- [Your objective] Repeat the material exactly from its first line to the line that includes "let yTicks = [0, 20, 40, 60, 80, 100];". Skip pictures.

- [Information shown]
= = = = = = =

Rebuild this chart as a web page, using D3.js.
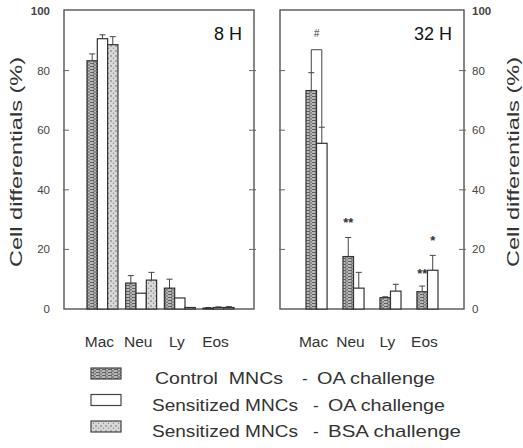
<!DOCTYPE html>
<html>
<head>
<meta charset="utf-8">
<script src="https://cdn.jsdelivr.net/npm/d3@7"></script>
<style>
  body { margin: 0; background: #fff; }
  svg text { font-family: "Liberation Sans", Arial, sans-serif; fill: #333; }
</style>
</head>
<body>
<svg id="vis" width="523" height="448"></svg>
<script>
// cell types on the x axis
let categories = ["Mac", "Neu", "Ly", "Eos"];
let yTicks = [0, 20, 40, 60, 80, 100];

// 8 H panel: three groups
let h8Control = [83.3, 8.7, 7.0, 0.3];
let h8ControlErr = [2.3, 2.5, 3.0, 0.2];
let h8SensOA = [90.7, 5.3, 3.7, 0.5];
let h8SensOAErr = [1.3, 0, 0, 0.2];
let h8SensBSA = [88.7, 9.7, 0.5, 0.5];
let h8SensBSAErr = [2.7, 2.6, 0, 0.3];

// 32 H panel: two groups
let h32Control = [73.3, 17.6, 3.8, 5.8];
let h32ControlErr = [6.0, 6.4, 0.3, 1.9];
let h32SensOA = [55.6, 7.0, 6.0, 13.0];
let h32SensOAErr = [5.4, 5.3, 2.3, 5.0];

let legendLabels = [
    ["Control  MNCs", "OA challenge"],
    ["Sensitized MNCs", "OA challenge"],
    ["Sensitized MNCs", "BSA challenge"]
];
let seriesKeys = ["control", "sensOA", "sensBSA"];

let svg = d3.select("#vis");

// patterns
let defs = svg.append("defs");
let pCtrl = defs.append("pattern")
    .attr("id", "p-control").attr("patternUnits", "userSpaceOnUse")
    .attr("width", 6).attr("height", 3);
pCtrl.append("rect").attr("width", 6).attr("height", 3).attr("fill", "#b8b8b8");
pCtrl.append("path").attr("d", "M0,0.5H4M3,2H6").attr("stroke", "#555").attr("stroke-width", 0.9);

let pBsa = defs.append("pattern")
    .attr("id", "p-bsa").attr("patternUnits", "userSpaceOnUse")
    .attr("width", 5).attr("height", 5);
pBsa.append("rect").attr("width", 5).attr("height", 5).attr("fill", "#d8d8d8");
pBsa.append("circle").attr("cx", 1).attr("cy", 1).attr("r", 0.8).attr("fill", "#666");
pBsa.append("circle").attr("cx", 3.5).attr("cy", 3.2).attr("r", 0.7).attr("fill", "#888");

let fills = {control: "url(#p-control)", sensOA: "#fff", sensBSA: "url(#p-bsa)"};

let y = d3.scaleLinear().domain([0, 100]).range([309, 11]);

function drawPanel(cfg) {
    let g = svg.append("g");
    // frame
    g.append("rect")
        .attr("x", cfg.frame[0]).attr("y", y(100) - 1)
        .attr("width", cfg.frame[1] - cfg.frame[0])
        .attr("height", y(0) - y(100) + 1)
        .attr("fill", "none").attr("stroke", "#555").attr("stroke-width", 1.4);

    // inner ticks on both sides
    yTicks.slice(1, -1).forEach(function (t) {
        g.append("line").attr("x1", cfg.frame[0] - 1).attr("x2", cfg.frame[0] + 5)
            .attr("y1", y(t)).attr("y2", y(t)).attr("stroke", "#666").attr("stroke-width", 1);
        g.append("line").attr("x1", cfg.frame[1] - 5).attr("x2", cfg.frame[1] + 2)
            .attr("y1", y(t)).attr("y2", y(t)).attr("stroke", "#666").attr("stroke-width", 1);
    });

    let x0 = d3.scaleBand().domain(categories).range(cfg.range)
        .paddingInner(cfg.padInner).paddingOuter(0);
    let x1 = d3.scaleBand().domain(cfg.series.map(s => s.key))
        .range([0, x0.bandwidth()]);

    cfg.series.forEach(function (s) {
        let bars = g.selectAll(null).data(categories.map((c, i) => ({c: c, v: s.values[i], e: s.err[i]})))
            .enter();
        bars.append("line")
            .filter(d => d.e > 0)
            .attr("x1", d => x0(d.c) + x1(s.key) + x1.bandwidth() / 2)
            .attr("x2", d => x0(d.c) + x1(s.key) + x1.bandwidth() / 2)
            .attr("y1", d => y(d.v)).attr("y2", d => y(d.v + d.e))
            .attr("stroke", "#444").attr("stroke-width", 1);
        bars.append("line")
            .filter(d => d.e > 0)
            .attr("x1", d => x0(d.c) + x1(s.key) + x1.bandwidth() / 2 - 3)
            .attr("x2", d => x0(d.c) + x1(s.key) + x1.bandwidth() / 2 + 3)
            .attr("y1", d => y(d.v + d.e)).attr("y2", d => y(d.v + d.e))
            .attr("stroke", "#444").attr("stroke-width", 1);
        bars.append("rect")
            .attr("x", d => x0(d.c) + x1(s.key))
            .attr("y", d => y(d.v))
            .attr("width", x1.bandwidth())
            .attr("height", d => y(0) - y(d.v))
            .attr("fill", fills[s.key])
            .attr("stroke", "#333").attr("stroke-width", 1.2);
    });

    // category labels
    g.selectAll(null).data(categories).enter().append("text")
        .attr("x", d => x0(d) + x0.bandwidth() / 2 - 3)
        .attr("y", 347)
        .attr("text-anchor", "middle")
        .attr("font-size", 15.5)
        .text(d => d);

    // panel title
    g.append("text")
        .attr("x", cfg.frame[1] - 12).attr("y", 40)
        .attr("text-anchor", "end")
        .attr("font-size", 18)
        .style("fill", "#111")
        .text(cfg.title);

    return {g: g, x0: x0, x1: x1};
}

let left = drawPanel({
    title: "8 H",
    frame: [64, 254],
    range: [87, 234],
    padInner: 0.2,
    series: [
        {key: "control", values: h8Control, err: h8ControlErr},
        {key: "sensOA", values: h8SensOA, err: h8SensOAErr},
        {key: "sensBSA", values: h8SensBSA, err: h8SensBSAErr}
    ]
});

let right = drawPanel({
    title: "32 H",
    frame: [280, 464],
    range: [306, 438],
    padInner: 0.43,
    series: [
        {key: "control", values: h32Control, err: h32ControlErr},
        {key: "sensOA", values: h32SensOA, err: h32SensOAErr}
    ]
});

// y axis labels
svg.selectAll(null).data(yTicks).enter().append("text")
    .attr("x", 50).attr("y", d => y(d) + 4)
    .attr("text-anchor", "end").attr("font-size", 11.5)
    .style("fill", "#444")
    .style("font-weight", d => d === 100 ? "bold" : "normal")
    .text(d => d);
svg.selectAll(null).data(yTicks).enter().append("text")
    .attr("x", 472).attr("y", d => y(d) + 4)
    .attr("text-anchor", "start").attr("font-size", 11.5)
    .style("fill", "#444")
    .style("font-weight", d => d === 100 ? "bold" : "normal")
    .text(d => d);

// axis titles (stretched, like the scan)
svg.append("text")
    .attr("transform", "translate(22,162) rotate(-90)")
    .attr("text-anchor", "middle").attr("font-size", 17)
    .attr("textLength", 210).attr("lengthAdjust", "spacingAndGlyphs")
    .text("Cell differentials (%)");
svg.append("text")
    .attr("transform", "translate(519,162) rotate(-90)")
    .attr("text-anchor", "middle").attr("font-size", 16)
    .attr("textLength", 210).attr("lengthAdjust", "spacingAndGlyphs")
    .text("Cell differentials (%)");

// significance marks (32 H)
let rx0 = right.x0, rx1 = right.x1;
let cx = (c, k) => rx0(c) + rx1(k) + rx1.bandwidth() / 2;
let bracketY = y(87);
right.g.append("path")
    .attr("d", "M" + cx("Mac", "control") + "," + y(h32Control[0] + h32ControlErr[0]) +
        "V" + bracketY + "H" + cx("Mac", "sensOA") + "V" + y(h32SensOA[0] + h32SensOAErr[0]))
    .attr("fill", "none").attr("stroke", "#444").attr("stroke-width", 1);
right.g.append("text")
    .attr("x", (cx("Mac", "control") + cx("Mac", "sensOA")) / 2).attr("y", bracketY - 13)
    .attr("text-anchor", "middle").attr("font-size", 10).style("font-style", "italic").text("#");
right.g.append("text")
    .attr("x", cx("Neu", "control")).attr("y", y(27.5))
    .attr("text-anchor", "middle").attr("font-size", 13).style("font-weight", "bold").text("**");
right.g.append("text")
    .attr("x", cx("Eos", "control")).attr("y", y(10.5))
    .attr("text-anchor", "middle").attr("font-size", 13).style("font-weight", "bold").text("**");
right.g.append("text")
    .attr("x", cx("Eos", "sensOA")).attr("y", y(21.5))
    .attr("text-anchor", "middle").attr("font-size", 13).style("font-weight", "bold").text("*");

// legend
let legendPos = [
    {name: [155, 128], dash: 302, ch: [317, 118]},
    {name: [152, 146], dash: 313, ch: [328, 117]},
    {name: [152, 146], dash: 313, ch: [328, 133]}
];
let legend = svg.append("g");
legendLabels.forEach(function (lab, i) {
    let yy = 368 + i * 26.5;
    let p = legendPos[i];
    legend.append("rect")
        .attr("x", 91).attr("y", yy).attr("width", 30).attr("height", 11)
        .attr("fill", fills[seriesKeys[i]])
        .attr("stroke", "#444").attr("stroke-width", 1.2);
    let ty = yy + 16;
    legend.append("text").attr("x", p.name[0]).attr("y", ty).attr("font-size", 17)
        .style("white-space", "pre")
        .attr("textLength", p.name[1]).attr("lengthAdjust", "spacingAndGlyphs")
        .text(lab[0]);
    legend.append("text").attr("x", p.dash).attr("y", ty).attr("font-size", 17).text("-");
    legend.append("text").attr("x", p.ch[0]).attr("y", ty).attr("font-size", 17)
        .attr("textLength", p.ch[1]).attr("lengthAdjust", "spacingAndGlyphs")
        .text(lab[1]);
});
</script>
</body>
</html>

= = = = = = =

- [Problem solution]
Rebuild this chart as a web page, using D3.js.
<!DOCTYPE html>
<html>
<head>
<meta charset="utf-8">
<script src="https://cdn.jsdelivr.net/npm/d3@7"></script>
<style>
  body { margin: 0; background: #fff; }
  svg text { font-family: "Liberation Sans", Arial, sans-serif; fill: #333; }
</style>
</head>
<body>
<svg id="vis" width="523" height="448"></svg>
<script>
// cell types on the x axis
let categories = ["Mac", "Neu", "Ly", "Eos"];
let yTicks = [0, 20, 40, 60, 80, 100];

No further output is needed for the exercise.